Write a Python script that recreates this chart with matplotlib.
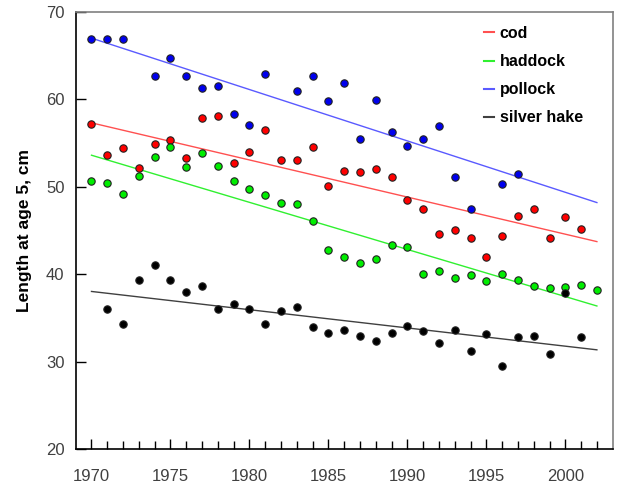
import numpy as np
import matplotlib
matplotlib.use("Agg")
import matplotlib.pyplot as plt

plt.rcParams['font.family'] = ['Liberation Sans', 'DejaVu Sans']

# data (length at age 5, cm)
years = np.arange(1970, 2003)

cod_years = np.arange(1970, 2002)
cod = [57.2, 53.6, 54.4, 52.1, 54.9, 55.3, 53.3, 57.8, 58.1, 52.7,
       54.0, 56.5, 53.1, 53.0, 54.5, 50.1, 51.8, 51.7, 52.0, 51.1,
       48.5, 47.4, 44.6, 45.0, 44.1, 41.9, 44.4, 46.6, 47.4, 44.1,
       46.5, 45.2]

haddock_years = np.arange(1970, 2003)
haddock = [50.7, 50.4, 49.1, 51.2, 53.4, 54.5, 52.3, 53.8, 52.4, 50.6,
           49.7, 49.0, 48.1, 48.0, 46.1, 42.7, 42.0, 41.3, 41.7, 43.3,
           43.1, 40.0, 40.3, 39.5, 39.9, 39.2, 40.0, 39.3, 38.6, 38.4,
           38.5, 38.8, 38.2]

pollock_years = [1970, 1971, 1972, 1974, 1975, 1976, 1977, 1978, 1979, 1980,
                 1981, 1983, 1984, 1985, 1986, 1987, 1988, 1989, 1990, 1991,
                 1992, 1993, 1994, 1996, 1997]
pollock = [66.9, 66.9, 66.9, 62.6, 64.7, 62.6, 61.3, 61.5, 58.3, 57.1,
           62.9, 60.9, 62.6, 59.8, 61.9, 55.5, 59.9, 56.3, 54.7, 55.4,
           56.9, 51.1, 47.4, 50.3, 51.4]

hake_years = np.arange(1971, 2002)
hake = [36.0, 34.3, 39.3, 41.0, 39.3, 38.0, 38.6, 36.0, 36.6, 36.0,
        34.3, 35.8, 36.2, 33.9, 33.3, 33.6, 32.9, 32.4, 33.3, 34.1,
        33.5, 32.1, 33.6, 31.2, 33.1, 29.5, 32.8, 32.9, 30.9, 37.8,
        32.8]

series = [
    ("cod", cod_years, cod, "#ff0000", "#ff5050"),
    ("haddock", haddock_years, haddock, "#00ee00", "#30f030"),
    ("pollock", pollock_years, pollock, "#0000ee", "#5a5aff"),
    ("silver hake", hake_years, hake, "#000000", "#404040"),
]


fig = plt.figure(figsize=(6.17, 4.86), dpi=100)
ax = fig.add_axes([0.1227, 0.076, 0.8703, 0.9])

for name, xs, ys, fill, linecol in series:
    xs = np.asarray(xs, dtype=float)
    ys = np.asarray(ys, dtype=float)
    # linear trend over the whole period
    slope, icpt = np.polyfit(xs, ys, 1)
    ax.plot(years, slope * years + icpt, color=linecol, lw=1.0, label=name, zorder=2)
    ax.scatter(xs, ys, s=28, color=fill, edgecolors="#202020", linewidths=0.8, zorder=3)

ax.set_xlim(1969, 2003)
ax.set_ylim(20, 70)
ax.set_xticks(np.arange(1970, 2001, 5))
ax.set_xticks(years, minor=True)
ax.set_yticks(np.arange(20, 71, 10))
ax.tick_params(axis="both", which="major", direction="in", length=7, width=1,
               labelsize=12, labelcolor="#404040", pad=8)
ax.tick_params(axis="x", which="major", pad=14)
ax.tick_params(axis="x", which="minor", direction="in", length=6, width=1)
ax.tick_params(top=False, right=False)

for side in ["left", "bottom"]:
    ax.spines[side].set_color("black")
    ax.spines[side].set_linewidth(1.2)
for side in ["top", "right"]:
    ax.spines[side].set_color("#808080")
    ax.spines[side].set_linewidth(1.2)

ax.set_ylabel("Length at age 5, cm", fontsize=12.5, fontweight="bold", labelpad=10)

leg = ax.legend(loc="upper left", bbox_to_anchor=(0.733, 1.0), frameon=False,
                handlelength=0.65, handletextpad=0.35, labelspacing=0.82,
                prop={"weight": "bold", "size": 11.5})
for h in leg.get_lines():
    h.set_linewidth(1.5)

fig.savefig("out.png", dpi=100)
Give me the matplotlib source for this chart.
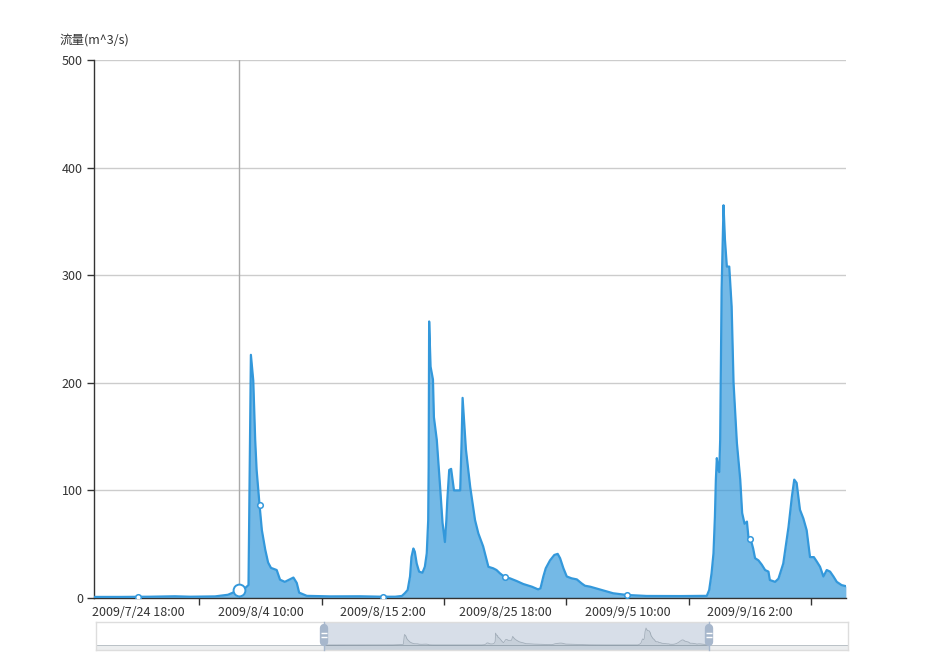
import matplotlib
matplotlib.use('Agg')
import matplotlib.pyplot as plt
import matplotlib.dates as mdates
import numpy as np

plt.rcParams['font.family'] = ['Noto Sans CJK SC', 'DejaVu Sans']

# ---------------- data ----------------
start_time = '2009-07-24T18:00'
# hours since start_time, and flow (m^3/s)
hours = [-92, -38, 25, 77, 109, 161, 188, 201, 211, 222, 231, 236, 241, 245, 248,
         254, 259, 266, 272, 278, 290, 297, 307, 325, 332, 337, 353, 402, 464, 510,
         538, 552, 558, 564, 569, 572, 576, 579, 583, 588, 595, 600, 604, 607, 608,
         609, 612, 617, 619, 625, 632, 637, 642, 645, 647, 651, 655, 661, 674, 677,
         679, 682, 686, 695, 701, 705, 712, 722, 733, 743, 750, 757, 768, 778, 792,
         806, 824, 837, 842, 848, 853, 862, 871, 878, 883, 890, 897, 907, 918, 928,
         935, 946, 994, 1023, 1064, 1134, 1190, 1195, 1200, 1204, 1207, 1209, 1211, 1214, 1216,
         1218, 1219, 1221, 1225, 1228, 1232, 1237, 1242, 1246, 1253, 1260, 1264, 1269, 1274,
         1277, 1284, 1287, 1291, 1298, 1305, 1312, 1319, 1322, 1333, 1340, 1350, 1361,
         1368, 1373, 1378, 1385, 1392, 1399, 1406, 1414, 1420, 1427, 1434, 1441, 1448,
         1455, 1462, 1472, 1481]
flow = [1.0, 1.0, 1.2, 1.6, 1.2, 1.5, 3, 5.5, 7.4, 8.5, 12, 226, 202, 147, 119,
        87, 63, 45, 33, 28, 26, 17, 15, 19, 14, 5, 2, 1.5, 1.6, 1.2,
        1.2, 1.9, 4.4, 7.4, 20, 38, 46, 43, 32, 24.5, 23.5, 29, 41.5, 72, 122,
        257, 215, 203, 168, 147, 103, 70, 52, 72, 91, 119, 120, 100, 100, 147,
        186, 165, 138, 103, 85, 72.5, 60, 48, 29, 27.6, 26, 23, 19.2, 18.3, 15.8,
        13, 10.5, 8, 9, 20, 27.6, 35, 40, 41, 37, 27.6, 20, 18.3, 17.3, 13.6,
        11.4, 10.5, 4.4, 2.8, 1.9, 1.8, 2, 7.4, 23, 41.5, 75.6, 110, 130, 119, 117,
        147, 193, 286, 365, 333, 308, 308, 271, 200, 144, 110, 79, 69, 71,
        57, 51, 46, 37, 35, 31, 26, 24.5, 16.7, 15, 18, 32, 66,
        94, 110, 107, 82, 74, 63, 38, 38, 34, 29, 20, 26, 24.5,
        20, 15, 12, 11]

label_hours = [0, 256, 512, 768, 1024, 1280]
tick_labels = ['2009/7/24 18:00', '2009/8/4 10:00', '2009/8/15 2:00',
               '2009/8/25 18:00', '2009/9/5 10:00', '2009/9/16 2:00']
marker_flow = [1.2, 86, 1.2, 19.2, 2.5, 55]
pointer_hour = 211
pointer_flow = 7.4
view_hours = [-92.3, 1481.3]          # visible window
full_hours = [-1027, 2052]            # whole range shown by the zoom slider
y_ticks = [0, 100, 200, 300, 400, 500]
y_title = '流量(m^3/s)'

# ---------------- helpers ----------------
base = mdates.date2num(np.datetime64(start_time))


def tx(h):
    return base + np.asarray(h, dtype=float) / 24.0


LINE = '#3398DB'
TXT = '#333333'

fig = plt.figure(figsize=(9.4, 6.58), dpi=100)
ax = fig.add_axes([94 / 940, 60 / 658, 752 / 940, 538 / 658])

x = tx(hours)
ax.fill_between(x, flow, 0, color=LINE, alpha=0.68, lw=0, zorder=2)
ax.plot(x, flow, color=LINE, lw=1.6, zorder=3, solid_joinstyle='round',
        solid_capstyle='round')

# pointer line and emphasised point
ax.axvline(tx(pointer_hour), color='#aaaaaa', lw=1, zorder=1.5)
ax.plot(tx(label_hours), marker_flow, 'o', ms=4, mfc='white', mec=LINE, mew=1.1,
        ls='none', zorder=4)
ax.plot([tx(pointer_hour)], [pointer_flow], 'o', ms=8.5, mfc='white', mec=LINE,
        mew=1.4, zorder=5)

ax.set_xlim(tx(view_hours[0]), tx(view_hours[1]))
ax.set_ylim(0, 500)

# y axis
ax.set_yticks(y_ticks)
ax.set_yticklabels([str(v) for v in y_ticks], fontsize=9, color=TXT)
ax.tick_params(axis='y', length=5, width=1, color=TXT, pad=3)
ax.grid(axis='y', color='#cccccc', lw=1)
ax.set_axisbelow(True)

# x axis: ticks between labels
lab_pos = tx(label_hours)
tick_pos = tx(np.array(label_hours) + 128)
ax.set_xticks(tick_pos)
ax.set_xticklabels([])
ax.set_xticks(lab_pos, minor=True)
ax.set_xticklabels(tick_labels, minor=True, fontsize=9, color=TXT)
ax.tick_params(axis='x', which='major', length=5, width=1, color=TXT)
ax.tick_params(axis='x', which='minor', length=0, pad=6)

for s in ['top', 'right']:
    ax.spines[s].set_visible(False)
for s in ['left', 'bottom']:
    ax.spines[s].set_color(TXT)
    ax.spines[s].set_linewidth(1)

fig.text(94 / 940, 1 - 40 / 658, y_title, ha='center', va='center',
         fontsize=9, color=TXT)

# ---------------- data zoom slider ----------------
sl = fig.add_axes([96 / 940, 8 / 658, 752 / 940, 28 / 658])
sl.set_xlim(tx(full_hours[0]), tx(full_hours[1]))
sl.set_ylim(-107, 494)
sl.set_xticks([])
sl.set_yticks([])
for s in sl.spines.values():
    s.set_color('#dddddd')
    s.set_linewidth(1)

sl.axhspan(-107, 0, color='#2f4554', alpha=0.09, lw=0, zorder=1)
sl.axhline(0, color='#2f4554', alpha=0.3, lw=0.6, zorder=2)
sl.fill_between(x, flow, 0, color='#2f4554', alpha=0.09, lw=0, zorder=1)
sl.plot(x, flow, color='#2f4554', alpha=0.3, lw=0.6, zorder=2)

x0, x1 = tx(view_hours[0]), tx(view_hours[1])
sl.axvspan(x0, x1, color=(167 / 255, 183 / 255, 204 / 255), alpha=0.45, lw=0,
           zorder=0.5)
trans = sl.get_xaxis_transform()
for xe in (x0, x1):
    sl.plot([xe, xe], [0, 1], transform=trans, color='#a7b7cc', lw=1, zorder=3,
            clip_on=False)
    sl.plot([xe, xe], [0.3, 0.77], transform=trans, color='#a7b7cc', lw=6,
            solid_capstyle='round', zorder=4, clip_on=False)
    sl.plot([xe, xe], [0.47, 0.6], transform=trans, color='white', lw=0,
            marker='_', ms=4, mew=1, zorder=5, clip_on=False)

fig.savefig('out.png', dpi=100)
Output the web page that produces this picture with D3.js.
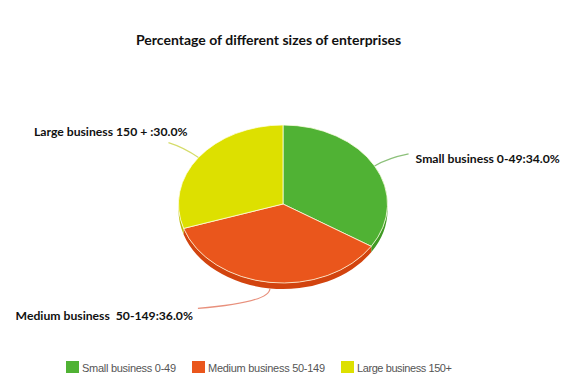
<!DOCTYPE html>
<html><head><meta charset="utf-8">
<script src="https://cdn.jsdelivr.net/npm/d3@7"></script>
<style>body{margin:0;background:#fff}svg{display:block}</style>
</head><body>
<svg id="c" width="569" height="385"></svg>
<script>
const categories = ["Small business 0-49", "Medium business 50-149", "Large business 150+"];
const values = [34, 36, 30];
const labelNames = ["Small business 0-49", "Medium business  50-149", "Large business 150 + "];
const title = "Percentage of different sizes of enterprises";
const topColors = ["#50b234", "#ea561c", "#dde000"];
const sideColors = ["#3f9a24", "#d2440f", "#b9bb00"];

const svg = d3.select("#c");
const cx = 283, cy = 204, rx = 104.5, ry = 79, depth = 6;

svg.append("text").attr("x", 136).attr("y", 45)
  .attr("font-family", "Lato, 'Open Sans', sans-serif").attr("font-weight", "bold")
  .attr("font-size", 14).attr("fill", "#111").text(title);

const color = d3.scaleOrdinal().domain(categories).range(topColors);
const side = d3.scaleOrdinal().domain(categories).range(sideColors);
const pie = d3.pie().sort(null).value(d => d.v);
const data = categories.map((c, i) => ({c, v: values[i], name: labelNames[i]}));
const arcs = pie(data);

const px = a => cx + rx * Math.sin(a);
const py = (a, dy = 0) => cy - ry * Math.cos(a) + dy;

function topPath(d) {
  const a0 = d.startAngle, a1 = d.endAngle;
  const large = (a1 - a0) > Math.PI ? 1 : 0;
  return `M${cx},${cy}L${px(a0)},${py(a0)}A${rx},${ry} 0 ${large} 1 ${px(a1)},${py(a1)}Z`;
}
function sidePath(d) {
  const a0 = Math.max(d.startAngle, Math.PI / 2), a1 = Math.min(d.endAngle, 3 * Math.PI / 2);
  if (a1 <= a0) return null;
  const large = (a1 - a0) > Math.PI ? 1 : 0;
  return `M${px(a0)},${py(a0)}A${rx},${ry} 0 ${large} 1 ${px(a1)},${py(a1)}` +
    `L${px(a1)},${py(a1, depth)}A${rx},${ry} 0 ${large} 0 ${px(a0)},${py(a0, depth)}Z`;
}

const g = svg.append("g");
g.selectAll("path.side").data(arcs.filter(d => sidePath(d))).join("path")
  .attr("class", "side").attr("d", sidePath).attr("fill", d => side(d.data.c));
g.selectAll("path.top").data(arcs).join("path")
  .attr("class", "top").attr("d", topPath).attr("fill", d => color(d.data.c))
  .attr("stroke", "rgba(255,255,230,0.75)").attr("stroke-width", 1).attr("stroke-linejoin", "round");

// leader lines and labels
const lineColors = ["#8cc07a", "#e8907c", "#d5dc6a"];
const layouts = [
  {dx1: 14, dy1: -8, dx2: 34, dy2: -12, tx: 7, ty: 9, anchor: "start"},
  {dx1: 0, dy1: 14, dx2: -72, dy2: 20, tx: -5, ty: 12, anchor: "end"},
  {dx1: -14, dy1: -10, dx2: -30, dy2: -15, tx: 19, ty: -7, anchor: "end"}
];
arcs.forEach((d, i) => {
  const m = (d.startAngle + d.endAngle) / 2;
  const dd = Math.cos(m) < 0 ? depth : 0;
  const sx = px(m), sy = py(m, dd);
  const L = layouts[i];
  const ex = sx + L.dx2, ey = sy + L.dy2;
  svg.append("path")
    .attr("d", `M${sx},${sy}Q${sx + L.dx1},${sy + L.dy1} ${ex},${ey}`)
    .attr("fill", "none").attr("stroke", lineColors[i]).attr("stroke-width", 1.2);
  svg.append("text").attr("x", ex + L.tx).attr("y", ey + L.ty)
    .attr("text-anchor", L.anchor)
    .attr("font-family", "Lato, 'Open Sans', sans-serif").attr("font-weight", "bold")
    .attr("font-size", 12.2).attr("fill", "#111")
    .style("white-space", "pre")
    .text(d.data.name + ":" + d.data.v.toFixed(1) + "%");
});

// legend (fixed text widths so layout does not depend on font metrics)
const legendTextWidths = [94, 117, 95];
const lg = svg.append("g").attr("transform", "translate(66,361)");
let x = 0;
categories.forEach((c, i) => {
  const item = lg.append("g").attr("transform", `translate(${x},0)`);
  item.append("rect").attr("width", 13).attr("height", 12).attr("fill", color(c));
  item.append("text").attr("x", 16).attr("y", 10.5)
    .attr("font-family", "'Liberation Sans', Arial, sans-serif").attr("font-size", 11)
    .attr("textLength", legendTextWidths[i]).attr("lengthAdjust", "spacing")
    .attr("fill", "#555").text(c);
  x += 16 + legendTextWidths[i] + 16;
});
</script>
</body></html>
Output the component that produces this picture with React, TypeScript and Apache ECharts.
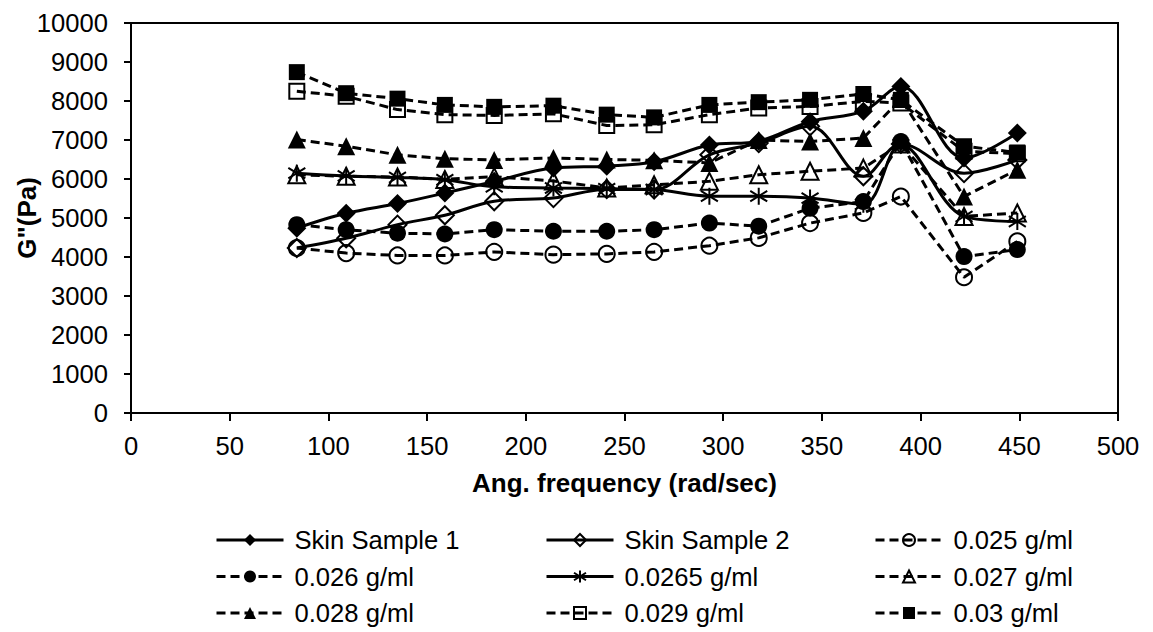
========================
What to produce: Pictures in the material above should be skipped; print exactly the lines from the one with "Give me the matplotlib source for this chart." through the one with "plt.rcParams['font.family'] = ['Noto".

Result for this exercise:
Give me the matplotlib source for this chart.
import matplotlib
matplotlib.use('Agg')
import matplotlib.pyplot as plt
import matplotlib.dates as mdates
import numpy as np

plt.rcParams['font.family'] = ['Noto Sans CJK SC', 'DejaVu Sans']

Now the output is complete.